5 · Sovereignty: CBDC, UNDRIP and the fine print
Two provisions far from the trade headlines have drawn intense criticism from some submitters: a financial-services clause on central bank digital currency, and the trade-and-sustainability chapter's affirmation of international instruments.
"…engage in an in-depth study, design and implementation of central bank digital currency (CBDC) in both retail and cross-border payments area."
Supporters say —
- The CBDC clause sits in a cooperation list alongside fintech sandboxes and payments innovation — it commits the two central banks to work together on a technology both are already studying, not to issue a digital currency, and creates no obligation on any New Zealander to use one.
- Affirming UNDRIP, the Paris Agreement and UN business-and-human-rights principles restates positions NZ adopted years ago (UNDRIP in 2010, Paris in 2016); "subject to their respective reservations… and their respective positions" expressly preserves NZ's original qualifications.
- Every modern NZ FTA contains environment and indigenous-cooperation chapters; none of these clauses is enforceable through trade sanctions in a way that constrains Parliament.
Critics say —
- "Study, design and implementation" of a retail CBDC is concrete language in a binding treaty — a significant policy direction (with surveillance and programmable-money implications) adopted with no public debate, in a trade deal of all places.
- "Affirm" is stronger treaty language than the "note" or "recall" used in NZ's UK and EU agreements — a ratchet that embeds these instruments more deeply each time. India attached an express qualifying footnote on UNDRIP; New Zealand attached none.
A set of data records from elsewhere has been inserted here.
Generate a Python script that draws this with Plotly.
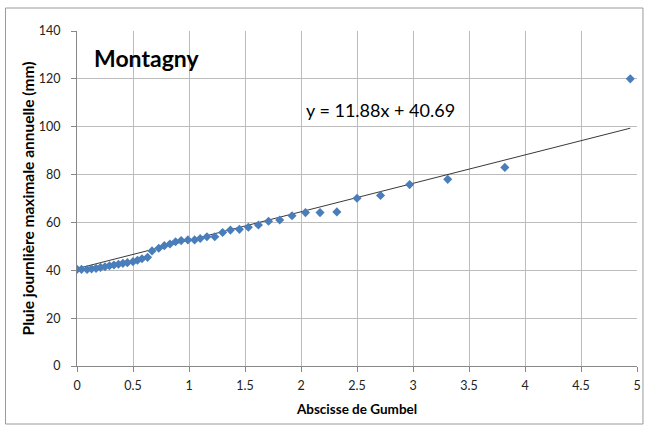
import plotly.graph_objects as go

# Gumbel reduced variate and annual maximum daily rainfall (mm), Montagny
gumbel_x = [0.00, 0.04, 0.09, 0.13, 0.17, 0.21, 0.25, 0.29, 0.33, 0.37, 0.41,
            0.45, 0.50, 0.54, 0.58, 0.63, 0.67, 0.73, 0.78, 0.83, 0.88, 0.93,
            0.99, 1.05, 1.10, 1.16, 1.23, 1.30, 1.37, 1.45, 1.53, 1.62, 1.71,
            1.81, 1.92, 2.04, 2.17, 2.32, 2.50, 2.71, 2.97, 3.31, 3.82, 4.94]
rain_mm = [40.4, 40.4, 40.3, 40.6, 40.8, 41.2, 41.5, 41.9, 42.2, 42.5, 42.9,
           43.2, 43.6, 44.2, 44.8, 45.4, 48.1, 49.2, 50.3, 51.0, 51.9, 52.4,
           52.7, 52.7, 53.3, 54.0, 54.0, 55.8, 56.8, 57.1, 58.0, 58.9, 60.5,
           61.0, 62.8, 64.1, 64.1, 64.4, 70.1, 71.3, 75.8, 78.0, 83.0, 120.0]

# Linear trend: y = slope * x + intercept
slope = 11.88
intercept = 40.69

x_ticks = [0, 0.5, 1, 1.5, 2, 2.5, 3, 3.5, 4, 4.5, 5]
x_tick_text = ["0", "0.5", "1", "1.5", "2", "2.5", "3", "3.5", "4", "4.5", "5"]
y_ticks = [0, 20, 40, 60, 80, 100, 120, 140]

W, H = 652, 432
ML, MR, MT, MB = 77, 11, 31, 66
pw, ph = W - ML - MR, H - MT - MB

def px_to_paper_x(px):
    return (px - ML) / pw

def px_to_paper_y(py):
    return (H - MB - py) / ph

FONT = "Lato"

trend_x = [gumbel_x[0], gumbel_x[-1]]
trend_y = [slope * v + intercept for v in trend_x]

fig = go.Figure()
fig.add_trace(go.Scatter(
    x=trend_x, y=trend_y, mode="lines",
    line=dict(color="#222222", width=0.9),
    hoverinfo="skip", showlegend=False,
))
fig.add_trace(go.Scatter(
    x=gumbel_x, y=rain_mm, mode="markers",
    marker=dict(symbol="diamond", size=7, color="#4a7ebb",
                line=dict(width=0)),
    showlegend=False,
))

fig.update_layout(
    width=W, height=H,
    margin=dict(l=ML, r=MR, t=MT, b=MB),
    paper_bgcolor="white", plot_bgcolor="white",
    font=dict(family=FONT, color="#000000"),
    xaxis=dict(
        range=[0, 5], tickvals=x_ticks, ticktext=x_tick_text,
        showgrid=True, gridcolor="#bcbcbc", gridwidth=1,
        zeroline=False, showline=True, linecolor="#888888", linewidth=1,
        ticks="outside", ticklen=5, tickcolor="#888888",
        ticklabelstandoff=3,
        tickfont=dict(size=12.5, family=FONT, color="#222222"),
        title=dict(text="<b>Abscisse de Gumbel</b>",
                   font=dict(size=13.5, family=FONT), standoff=12),
    ),
    yaxis=dict(
        range=[0, 140], tickvals=y_ticks,
        showgrid=True, gridcolor="#bcbcbc", gridwidth=1,
        zeroline=False, showline=True, linecolor="#888888", linewidth=1,
        ticks="outside", ticklen=5, tickcolor="#888888",
        ticklabelstandoff=8,
        tickfont=dict(size=12.5, family=FONT, color="#222222"),
        title=dict(text="<b>Pluie journlière maximale annuelle (mm)</b>",
                   font=dict(size=15.5, family=FONT), standoff=0),
    ),
    annotations=[
        dict(text="<b>Montagny</b>", xref="paper", yref="paper",
             x=px_to_paper_x(92), y=px_to_paper_y(58),
             xanchor="left", yanchor="middle", showarrow=False,
             font=dict(size=23, family=FONT, color="#000000")),
        dict(text=f"y = {slope}x + {intercept}", xref="paper", yref="paper",
             x=px_to_paper_x(306), y=px_to_paper_y(110),
             xanchor="left", yanchor="middle", showarrow=False,
             font=dict(size=18, family=FONT, color="#000000")),
    ],
    shapes=[
        dict(type="rect", xref="paper", yref="paper", layer="below",
             x0=px_to_paper_x(5), x1=px_to_paper_x(647),
             y0=px_to_paper_y(424), y1=px_to_paper_y(8),
             line=dict(color="#9a9a9a", width=1), fillcolor="rgba(0,0,0,0)"),
    ],
)

fig.write_html("out.html")
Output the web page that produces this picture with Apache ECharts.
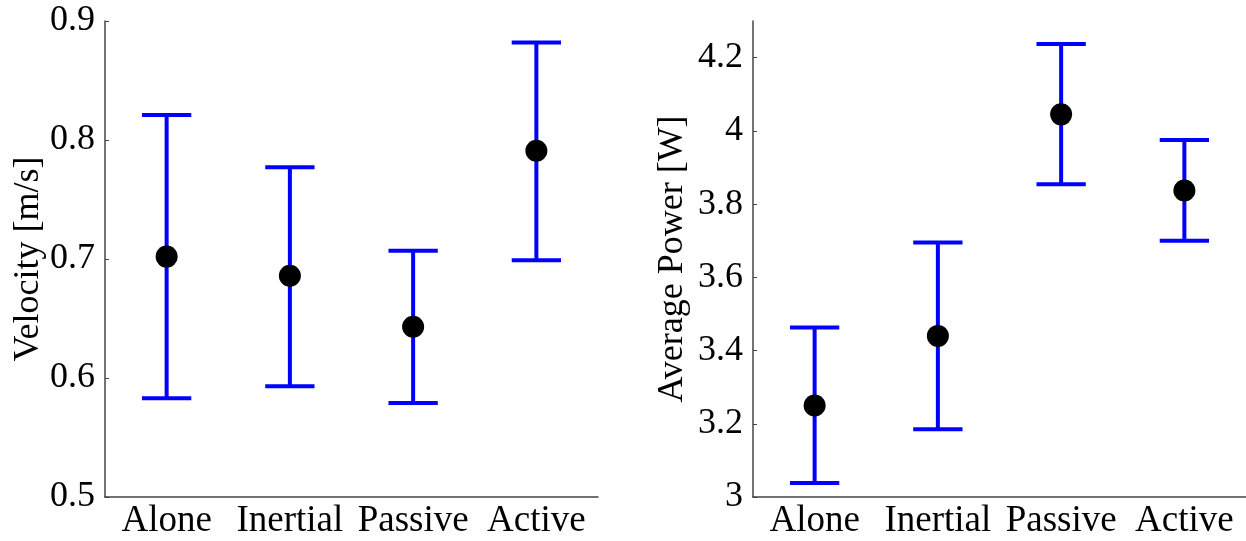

- Whether or not any single clause binds tightly, the pattern matters: constitutional-flavoured commitments keep arriving inside trade agreements, where they get the least scrutiny.
6 · Was the process fair?
Like all NZ trade deals, this one was negotiated confidentially, with the text released only after signature — and after Labour had already announced its support, guaranteeing the numbers in Parliament. The bill's first reading preceded the close of public submissions. Separately, Foreign Minister Winston Peters has publicly accused his own coalition partners of preparing immigration changes that would single out Indian nationals — a claim the Government rejects.
Supporters say —
- Confidential negotiation is how every trade agreement — under governments of both stripes — has ever been done; you cannot negotiate tariff lines in public.
- The scrutiny process is real and running: text and National Interest Analysis tabled in Parliament, a treaty examination that drew 1,780 submissions and 52 oral hearings, and now a second full submission round on the bill itself.
- The select committee did its job: it tested the migration claims against the text and published its conclusions. Parliament will vote with all of that on the record.
Critics say —
- Scrutiny after the votes are locked is theatre: by the time anyone outside government could read the text, its passage was already assured. Treaty examination can recommend, but cannot amend a signed treaty.
- Ministers' public statements before release — on partners and dependants, and on student caps — were contradicted by the text; the uncapped pathways went unmentioned at first reading.
- The economic assessment scoped out the very provisions (migration, action plans, the investment clause) that turned out to be most contested — so Parliament is voting on a benefit estimate that ignores the costs critics care about.
- Several submitters proposed structural fixes — independent trade-scrutiny machinery, or parliamentary approval before signature — precisely because this pattern recurs deal after deal.